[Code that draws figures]
"""

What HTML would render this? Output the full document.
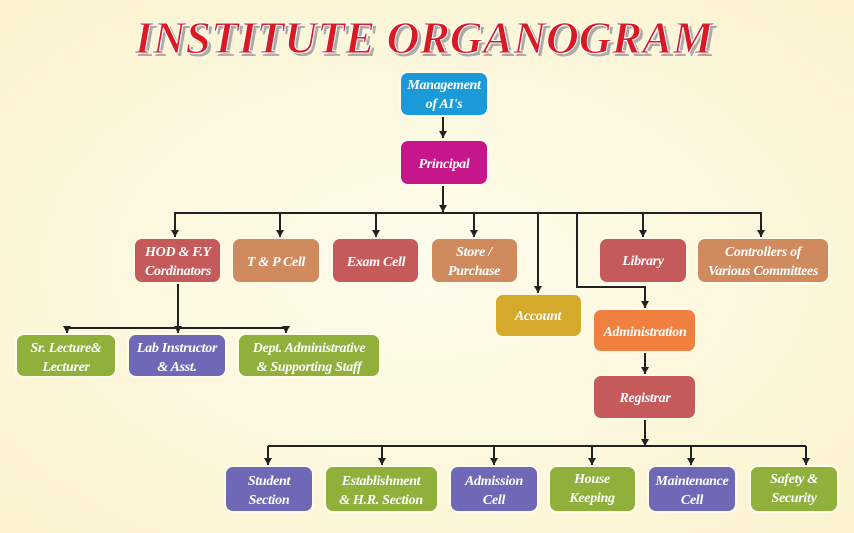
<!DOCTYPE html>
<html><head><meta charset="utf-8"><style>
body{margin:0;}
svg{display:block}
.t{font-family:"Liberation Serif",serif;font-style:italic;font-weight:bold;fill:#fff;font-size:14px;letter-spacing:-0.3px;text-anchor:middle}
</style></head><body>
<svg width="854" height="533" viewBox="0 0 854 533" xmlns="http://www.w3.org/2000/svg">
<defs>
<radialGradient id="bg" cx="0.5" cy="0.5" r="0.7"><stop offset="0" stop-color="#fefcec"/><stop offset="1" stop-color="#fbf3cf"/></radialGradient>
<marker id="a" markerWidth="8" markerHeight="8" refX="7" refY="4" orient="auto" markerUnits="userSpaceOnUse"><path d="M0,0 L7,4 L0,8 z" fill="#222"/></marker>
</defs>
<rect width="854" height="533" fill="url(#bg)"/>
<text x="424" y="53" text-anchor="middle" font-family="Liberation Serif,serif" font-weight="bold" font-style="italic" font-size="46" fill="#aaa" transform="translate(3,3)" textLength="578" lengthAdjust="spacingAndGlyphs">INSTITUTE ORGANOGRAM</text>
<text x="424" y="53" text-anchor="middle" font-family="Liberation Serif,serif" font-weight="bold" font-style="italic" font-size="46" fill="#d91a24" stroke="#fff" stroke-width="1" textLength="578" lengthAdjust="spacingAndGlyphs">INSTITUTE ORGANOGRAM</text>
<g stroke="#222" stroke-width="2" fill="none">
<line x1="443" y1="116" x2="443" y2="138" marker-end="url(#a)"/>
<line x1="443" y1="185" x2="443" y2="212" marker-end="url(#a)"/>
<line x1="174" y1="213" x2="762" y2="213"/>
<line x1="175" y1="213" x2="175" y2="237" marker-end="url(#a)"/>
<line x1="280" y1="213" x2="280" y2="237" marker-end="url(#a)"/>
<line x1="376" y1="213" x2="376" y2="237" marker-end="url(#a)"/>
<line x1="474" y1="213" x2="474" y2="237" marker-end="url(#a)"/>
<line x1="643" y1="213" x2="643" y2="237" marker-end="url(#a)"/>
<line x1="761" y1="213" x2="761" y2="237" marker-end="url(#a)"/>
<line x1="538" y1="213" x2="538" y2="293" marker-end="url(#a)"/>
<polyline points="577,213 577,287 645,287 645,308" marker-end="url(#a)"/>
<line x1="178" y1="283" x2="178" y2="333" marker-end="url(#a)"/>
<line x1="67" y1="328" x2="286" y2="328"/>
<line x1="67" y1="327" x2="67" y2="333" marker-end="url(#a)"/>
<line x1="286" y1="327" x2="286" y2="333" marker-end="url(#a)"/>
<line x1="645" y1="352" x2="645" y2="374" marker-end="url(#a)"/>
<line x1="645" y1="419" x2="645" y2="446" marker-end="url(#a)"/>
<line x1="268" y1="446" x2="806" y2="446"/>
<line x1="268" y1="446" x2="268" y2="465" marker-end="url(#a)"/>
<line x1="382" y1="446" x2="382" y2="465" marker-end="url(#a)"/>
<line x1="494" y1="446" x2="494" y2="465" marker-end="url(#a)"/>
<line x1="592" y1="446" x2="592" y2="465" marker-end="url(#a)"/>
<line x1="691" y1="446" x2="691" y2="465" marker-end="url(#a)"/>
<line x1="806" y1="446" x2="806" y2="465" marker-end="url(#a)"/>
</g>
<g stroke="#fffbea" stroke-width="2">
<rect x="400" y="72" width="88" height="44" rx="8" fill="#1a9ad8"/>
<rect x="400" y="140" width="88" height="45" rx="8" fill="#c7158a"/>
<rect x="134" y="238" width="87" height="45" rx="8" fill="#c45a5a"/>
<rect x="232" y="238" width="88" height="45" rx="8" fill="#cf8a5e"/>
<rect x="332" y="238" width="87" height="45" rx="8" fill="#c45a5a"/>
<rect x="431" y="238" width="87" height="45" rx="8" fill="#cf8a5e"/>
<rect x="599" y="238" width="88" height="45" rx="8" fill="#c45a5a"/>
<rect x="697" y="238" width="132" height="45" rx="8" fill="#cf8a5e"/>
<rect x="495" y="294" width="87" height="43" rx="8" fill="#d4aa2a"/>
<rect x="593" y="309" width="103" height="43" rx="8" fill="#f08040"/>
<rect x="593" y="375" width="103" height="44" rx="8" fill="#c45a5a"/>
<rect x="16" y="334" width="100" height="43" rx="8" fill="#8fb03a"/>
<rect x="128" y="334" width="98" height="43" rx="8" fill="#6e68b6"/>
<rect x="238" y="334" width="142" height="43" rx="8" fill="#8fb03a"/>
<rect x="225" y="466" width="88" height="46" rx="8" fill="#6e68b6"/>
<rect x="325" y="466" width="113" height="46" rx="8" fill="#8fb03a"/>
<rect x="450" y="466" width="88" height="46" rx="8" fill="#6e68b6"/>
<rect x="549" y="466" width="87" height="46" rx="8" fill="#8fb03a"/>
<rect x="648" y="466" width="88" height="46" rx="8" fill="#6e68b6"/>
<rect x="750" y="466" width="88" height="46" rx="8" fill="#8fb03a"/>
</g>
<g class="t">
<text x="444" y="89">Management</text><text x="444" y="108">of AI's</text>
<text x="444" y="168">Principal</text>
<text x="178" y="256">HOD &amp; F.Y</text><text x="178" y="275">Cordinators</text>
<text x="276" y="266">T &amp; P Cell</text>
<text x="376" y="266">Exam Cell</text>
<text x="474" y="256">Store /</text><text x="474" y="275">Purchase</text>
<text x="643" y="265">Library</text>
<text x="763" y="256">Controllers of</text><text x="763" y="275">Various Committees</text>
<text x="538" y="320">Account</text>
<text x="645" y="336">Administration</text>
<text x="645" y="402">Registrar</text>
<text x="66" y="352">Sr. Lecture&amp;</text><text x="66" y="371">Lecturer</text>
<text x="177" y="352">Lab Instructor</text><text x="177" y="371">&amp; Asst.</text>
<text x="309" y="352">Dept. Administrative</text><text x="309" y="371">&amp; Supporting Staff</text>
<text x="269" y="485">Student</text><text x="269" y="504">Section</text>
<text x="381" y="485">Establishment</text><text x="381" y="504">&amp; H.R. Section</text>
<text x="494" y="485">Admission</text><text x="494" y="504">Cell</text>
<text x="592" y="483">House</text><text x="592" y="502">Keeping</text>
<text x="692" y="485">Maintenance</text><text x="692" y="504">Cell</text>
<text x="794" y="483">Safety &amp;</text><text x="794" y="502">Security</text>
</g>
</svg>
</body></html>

"""
"""

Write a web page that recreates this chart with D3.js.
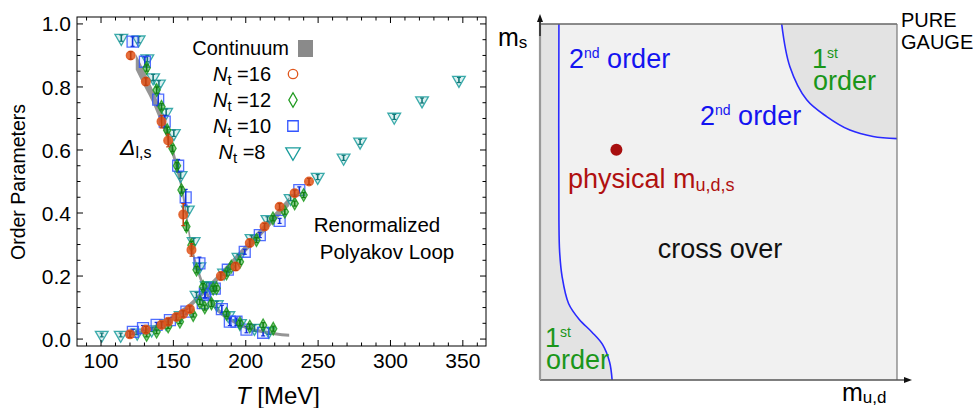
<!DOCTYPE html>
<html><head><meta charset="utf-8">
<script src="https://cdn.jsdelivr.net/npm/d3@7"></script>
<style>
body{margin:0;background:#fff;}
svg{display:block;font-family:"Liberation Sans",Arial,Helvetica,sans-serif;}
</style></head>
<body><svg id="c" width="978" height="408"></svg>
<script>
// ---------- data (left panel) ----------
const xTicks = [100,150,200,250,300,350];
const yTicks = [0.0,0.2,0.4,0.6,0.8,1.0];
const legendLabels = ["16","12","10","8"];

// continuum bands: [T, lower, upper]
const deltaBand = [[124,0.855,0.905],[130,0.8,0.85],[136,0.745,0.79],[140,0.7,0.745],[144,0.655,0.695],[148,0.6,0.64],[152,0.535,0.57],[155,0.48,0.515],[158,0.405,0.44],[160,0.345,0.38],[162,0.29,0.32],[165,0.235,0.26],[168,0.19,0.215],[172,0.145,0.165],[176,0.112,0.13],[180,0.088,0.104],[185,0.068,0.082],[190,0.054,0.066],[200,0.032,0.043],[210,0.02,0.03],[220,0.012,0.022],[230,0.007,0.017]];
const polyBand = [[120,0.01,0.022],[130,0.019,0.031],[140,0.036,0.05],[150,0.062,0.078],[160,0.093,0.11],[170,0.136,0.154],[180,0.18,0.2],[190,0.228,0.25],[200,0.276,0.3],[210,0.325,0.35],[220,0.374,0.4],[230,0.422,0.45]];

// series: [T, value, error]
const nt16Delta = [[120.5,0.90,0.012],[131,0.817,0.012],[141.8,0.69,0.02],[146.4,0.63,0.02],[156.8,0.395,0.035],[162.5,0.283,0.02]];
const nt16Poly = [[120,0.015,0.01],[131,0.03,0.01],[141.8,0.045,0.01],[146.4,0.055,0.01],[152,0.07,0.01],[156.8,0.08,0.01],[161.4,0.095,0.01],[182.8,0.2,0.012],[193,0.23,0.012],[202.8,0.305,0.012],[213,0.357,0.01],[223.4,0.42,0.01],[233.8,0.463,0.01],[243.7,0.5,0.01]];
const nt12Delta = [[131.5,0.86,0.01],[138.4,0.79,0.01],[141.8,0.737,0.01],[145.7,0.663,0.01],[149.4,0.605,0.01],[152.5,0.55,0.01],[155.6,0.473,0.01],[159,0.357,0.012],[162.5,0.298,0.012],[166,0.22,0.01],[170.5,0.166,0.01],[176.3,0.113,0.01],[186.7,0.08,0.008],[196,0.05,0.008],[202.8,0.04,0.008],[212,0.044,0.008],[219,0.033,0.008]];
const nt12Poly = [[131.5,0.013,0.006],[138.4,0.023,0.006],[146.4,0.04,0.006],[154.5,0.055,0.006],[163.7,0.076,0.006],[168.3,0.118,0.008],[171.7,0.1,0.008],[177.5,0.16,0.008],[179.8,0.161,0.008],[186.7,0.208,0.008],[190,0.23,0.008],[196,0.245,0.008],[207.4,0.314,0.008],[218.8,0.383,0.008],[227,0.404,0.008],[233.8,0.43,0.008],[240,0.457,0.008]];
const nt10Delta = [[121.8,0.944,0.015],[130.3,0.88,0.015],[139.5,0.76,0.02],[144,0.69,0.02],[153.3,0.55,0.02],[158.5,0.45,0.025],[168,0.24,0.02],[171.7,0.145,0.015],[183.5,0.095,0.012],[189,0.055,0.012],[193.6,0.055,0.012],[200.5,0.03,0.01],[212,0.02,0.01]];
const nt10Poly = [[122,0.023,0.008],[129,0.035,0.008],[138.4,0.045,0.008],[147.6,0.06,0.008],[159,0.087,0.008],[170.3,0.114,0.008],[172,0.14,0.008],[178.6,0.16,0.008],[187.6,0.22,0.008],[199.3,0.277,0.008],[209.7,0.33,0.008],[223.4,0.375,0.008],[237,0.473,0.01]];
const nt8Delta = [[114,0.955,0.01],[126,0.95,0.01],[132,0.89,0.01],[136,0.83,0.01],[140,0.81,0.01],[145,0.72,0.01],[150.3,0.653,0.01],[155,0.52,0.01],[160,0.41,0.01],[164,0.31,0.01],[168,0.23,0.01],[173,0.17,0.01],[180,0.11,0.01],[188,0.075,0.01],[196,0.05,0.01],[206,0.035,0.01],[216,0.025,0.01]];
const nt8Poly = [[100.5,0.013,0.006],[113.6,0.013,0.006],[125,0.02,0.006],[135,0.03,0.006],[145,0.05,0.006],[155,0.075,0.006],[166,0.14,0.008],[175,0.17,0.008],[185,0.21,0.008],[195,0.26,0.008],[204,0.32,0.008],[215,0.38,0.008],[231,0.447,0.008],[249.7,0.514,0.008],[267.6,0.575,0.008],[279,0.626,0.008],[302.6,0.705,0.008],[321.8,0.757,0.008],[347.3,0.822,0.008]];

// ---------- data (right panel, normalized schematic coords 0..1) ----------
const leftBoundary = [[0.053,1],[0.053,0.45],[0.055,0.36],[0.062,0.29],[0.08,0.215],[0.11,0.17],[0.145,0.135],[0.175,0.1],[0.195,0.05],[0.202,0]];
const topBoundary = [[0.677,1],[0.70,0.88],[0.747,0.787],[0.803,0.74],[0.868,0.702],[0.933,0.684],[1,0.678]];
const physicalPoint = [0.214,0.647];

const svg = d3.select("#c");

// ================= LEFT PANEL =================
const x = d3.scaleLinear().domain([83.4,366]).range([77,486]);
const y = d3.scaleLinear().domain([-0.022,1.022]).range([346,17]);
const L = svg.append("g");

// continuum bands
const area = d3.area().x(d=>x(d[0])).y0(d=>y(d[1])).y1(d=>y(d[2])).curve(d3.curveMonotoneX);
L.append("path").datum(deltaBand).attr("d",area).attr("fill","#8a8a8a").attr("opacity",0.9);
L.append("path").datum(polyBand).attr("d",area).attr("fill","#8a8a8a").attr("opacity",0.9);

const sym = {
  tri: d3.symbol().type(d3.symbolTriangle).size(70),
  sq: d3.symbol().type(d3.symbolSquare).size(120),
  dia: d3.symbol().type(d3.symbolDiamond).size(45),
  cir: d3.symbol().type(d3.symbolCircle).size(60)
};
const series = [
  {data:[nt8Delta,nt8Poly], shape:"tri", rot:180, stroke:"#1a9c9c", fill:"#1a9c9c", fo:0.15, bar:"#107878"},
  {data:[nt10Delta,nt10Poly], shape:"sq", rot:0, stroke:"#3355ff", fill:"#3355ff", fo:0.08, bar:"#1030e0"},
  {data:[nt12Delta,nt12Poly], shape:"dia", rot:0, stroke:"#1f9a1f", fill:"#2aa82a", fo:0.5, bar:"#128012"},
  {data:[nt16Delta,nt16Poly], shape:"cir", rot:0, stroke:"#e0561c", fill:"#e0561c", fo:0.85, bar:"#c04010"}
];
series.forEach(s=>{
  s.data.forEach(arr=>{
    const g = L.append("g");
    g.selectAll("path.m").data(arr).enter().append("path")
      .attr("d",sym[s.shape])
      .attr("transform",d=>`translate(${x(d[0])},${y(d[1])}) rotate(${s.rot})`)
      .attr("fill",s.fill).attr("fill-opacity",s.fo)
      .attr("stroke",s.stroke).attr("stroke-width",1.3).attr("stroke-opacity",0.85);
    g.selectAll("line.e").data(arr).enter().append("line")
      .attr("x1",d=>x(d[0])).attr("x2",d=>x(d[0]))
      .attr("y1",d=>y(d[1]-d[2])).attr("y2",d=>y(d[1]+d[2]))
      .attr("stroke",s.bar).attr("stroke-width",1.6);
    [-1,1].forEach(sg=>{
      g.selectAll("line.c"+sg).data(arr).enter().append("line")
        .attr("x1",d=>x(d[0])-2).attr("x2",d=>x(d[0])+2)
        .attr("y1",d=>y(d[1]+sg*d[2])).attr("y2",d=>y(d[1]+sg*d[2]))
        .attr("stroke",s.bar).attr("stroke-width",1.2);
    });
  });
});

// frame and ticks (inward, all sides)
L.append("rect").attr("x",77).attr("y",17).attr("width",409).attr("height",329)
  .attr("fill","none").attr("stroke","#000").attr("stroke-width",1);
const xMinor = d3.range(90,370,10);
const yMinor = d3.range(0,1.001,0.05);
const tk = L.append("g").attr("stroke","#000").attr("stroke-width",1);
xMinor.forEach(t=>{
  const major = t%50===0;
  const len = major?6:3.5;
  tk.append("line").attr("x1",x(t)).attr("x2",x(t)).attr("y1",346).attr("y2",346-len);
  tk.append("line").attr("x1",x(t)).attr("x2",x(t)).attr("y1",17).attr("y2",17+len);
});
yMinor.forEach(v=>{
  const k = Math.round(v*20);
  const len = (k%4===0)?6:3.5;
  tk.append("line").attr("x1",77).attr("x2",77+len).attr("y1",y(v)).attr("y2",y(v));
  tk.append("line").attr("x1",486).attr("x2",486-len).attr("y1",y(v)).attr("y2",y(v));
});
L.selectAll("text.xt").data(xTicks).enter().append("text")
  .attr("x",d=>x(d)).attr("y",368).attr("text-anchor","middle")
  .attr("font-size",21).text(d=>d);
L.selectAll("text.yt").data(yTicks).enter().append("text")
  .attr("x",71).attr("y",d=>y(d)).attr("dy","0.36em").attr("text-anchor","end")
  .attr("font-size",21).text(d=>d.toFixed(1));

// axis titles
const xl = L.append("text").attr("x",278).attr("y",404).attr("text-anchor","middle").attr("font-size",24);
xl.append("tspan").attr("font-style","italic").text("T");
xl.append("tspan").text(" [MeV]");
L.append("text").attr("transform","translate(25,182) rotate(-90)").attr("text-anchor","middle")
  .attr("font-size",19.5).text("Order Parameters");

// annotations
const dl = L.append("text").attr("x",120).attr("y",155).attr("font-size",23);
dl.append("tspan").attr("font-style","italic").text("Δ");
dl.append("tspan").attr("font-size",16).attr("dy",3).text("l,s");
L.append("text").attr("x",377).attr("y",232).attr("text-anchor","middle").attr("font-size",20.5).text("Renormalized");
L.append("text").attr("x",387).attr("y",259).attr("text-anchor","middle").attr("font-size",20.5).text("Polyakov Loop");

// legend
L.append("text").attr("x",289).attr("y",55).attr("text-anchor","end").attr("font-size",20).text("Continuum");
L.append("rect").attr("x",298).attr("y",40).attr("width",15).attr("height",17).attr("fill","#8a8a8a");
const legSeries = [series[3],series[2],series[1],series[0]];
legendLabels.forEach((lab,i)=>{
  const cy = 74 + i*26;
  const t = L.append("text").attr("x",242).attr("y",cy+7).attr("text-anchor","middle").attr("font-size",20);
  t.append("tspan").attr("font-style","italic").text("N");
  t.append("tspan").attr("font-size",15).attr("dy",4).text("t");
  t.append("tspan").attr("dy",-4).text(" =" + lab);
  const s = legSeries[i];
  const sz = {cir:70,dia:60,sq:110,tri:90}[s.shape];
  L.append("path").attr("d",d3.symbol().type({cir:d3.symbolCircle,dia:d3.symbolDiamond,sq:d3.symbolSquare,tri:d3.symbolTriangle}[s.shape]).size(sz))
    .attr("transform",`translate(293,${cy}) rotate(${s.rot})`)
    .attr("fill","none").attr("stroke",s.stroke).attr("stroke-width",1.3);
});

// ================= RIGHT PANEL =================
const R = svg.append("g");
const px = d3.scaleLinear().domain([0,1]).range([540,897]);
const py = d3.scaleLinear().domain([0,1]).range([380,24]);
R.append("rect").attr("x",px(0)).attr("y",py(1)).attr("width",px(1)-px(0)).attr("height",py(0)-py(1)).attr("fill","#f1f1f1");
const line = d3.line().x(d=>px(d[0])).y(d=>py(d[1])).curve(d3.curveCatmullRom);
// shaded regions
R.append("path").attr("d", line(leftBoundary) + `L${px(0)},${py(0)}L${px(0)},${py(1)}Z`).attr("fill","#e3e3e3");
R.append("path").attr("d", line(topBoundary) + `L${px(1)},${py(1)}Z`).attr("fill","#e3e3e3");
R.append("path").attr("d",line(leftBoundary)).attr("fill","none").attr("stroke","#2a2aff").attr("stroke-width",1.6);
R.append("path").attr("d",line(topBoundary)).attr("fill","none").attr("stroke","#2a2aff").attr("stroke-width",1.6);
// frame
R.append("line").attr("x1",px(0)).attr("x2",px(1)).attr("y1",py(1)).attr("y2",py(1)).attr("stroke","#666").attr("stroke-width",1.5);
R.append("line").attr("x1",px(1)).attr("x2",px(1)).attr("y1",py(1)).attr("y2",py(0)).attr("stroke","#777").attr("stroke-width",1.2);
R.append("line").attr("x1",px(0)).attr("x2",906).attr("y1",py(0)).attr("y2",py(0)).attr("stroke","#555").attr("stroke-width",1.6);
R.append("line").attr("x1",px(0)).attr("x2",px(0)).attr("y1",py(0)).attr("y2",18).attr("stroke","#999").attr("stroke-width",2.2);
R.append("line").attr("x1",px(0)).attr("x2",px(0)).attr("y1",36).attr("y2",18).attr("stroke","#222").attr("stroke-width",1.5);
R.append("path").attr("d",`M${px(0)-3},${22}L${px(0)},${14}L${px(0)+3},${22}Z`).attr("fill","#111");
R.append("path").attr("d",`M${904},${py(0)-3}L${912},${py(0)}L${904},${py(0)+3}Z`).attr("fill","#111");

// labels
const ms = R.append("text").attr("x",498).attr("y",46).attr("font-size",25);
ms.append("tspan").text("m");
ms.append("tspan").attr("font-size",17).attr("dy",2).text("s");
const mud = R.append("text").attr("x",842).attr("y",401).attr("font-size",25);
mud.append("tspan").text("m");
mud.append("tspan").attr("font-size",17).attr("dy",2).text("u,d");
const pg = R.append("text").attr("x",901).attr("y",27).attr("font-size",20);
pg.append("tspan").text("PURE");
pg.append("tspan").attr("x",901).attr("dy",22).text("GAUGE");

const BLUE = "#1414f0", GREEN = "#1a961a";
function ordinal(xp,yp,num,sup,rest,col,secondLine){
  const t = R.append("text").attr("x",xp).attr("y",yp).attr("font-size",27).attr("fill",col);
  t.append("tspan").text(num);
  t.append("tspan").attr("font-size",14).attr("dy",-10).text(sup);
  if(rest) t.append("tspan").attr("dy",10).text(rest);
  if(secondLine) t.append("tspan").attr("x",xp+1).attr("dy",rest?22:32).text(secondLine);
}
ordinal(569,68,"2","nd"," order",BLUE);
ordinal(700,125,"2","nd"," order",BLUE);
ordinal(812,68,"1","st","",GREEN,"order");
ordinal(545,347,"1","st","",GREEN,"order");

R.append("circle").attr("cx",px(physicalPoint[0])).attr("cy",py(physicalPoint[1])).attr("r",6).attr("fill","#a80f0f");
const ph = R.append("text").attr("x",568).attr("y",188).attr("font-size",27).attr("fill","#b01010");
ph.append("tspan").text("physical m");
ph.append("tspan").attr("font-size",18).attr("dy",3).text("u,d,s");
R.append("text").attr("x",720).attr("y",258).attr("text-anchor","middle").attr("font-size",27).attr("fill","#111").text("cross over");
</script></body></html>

"""

→ Task prompt
From the data above, copy each line where the string "this" appears.

→ Task response
What HTML would render this? Output the full document.
Write a web page that recreates this chart with D3.js.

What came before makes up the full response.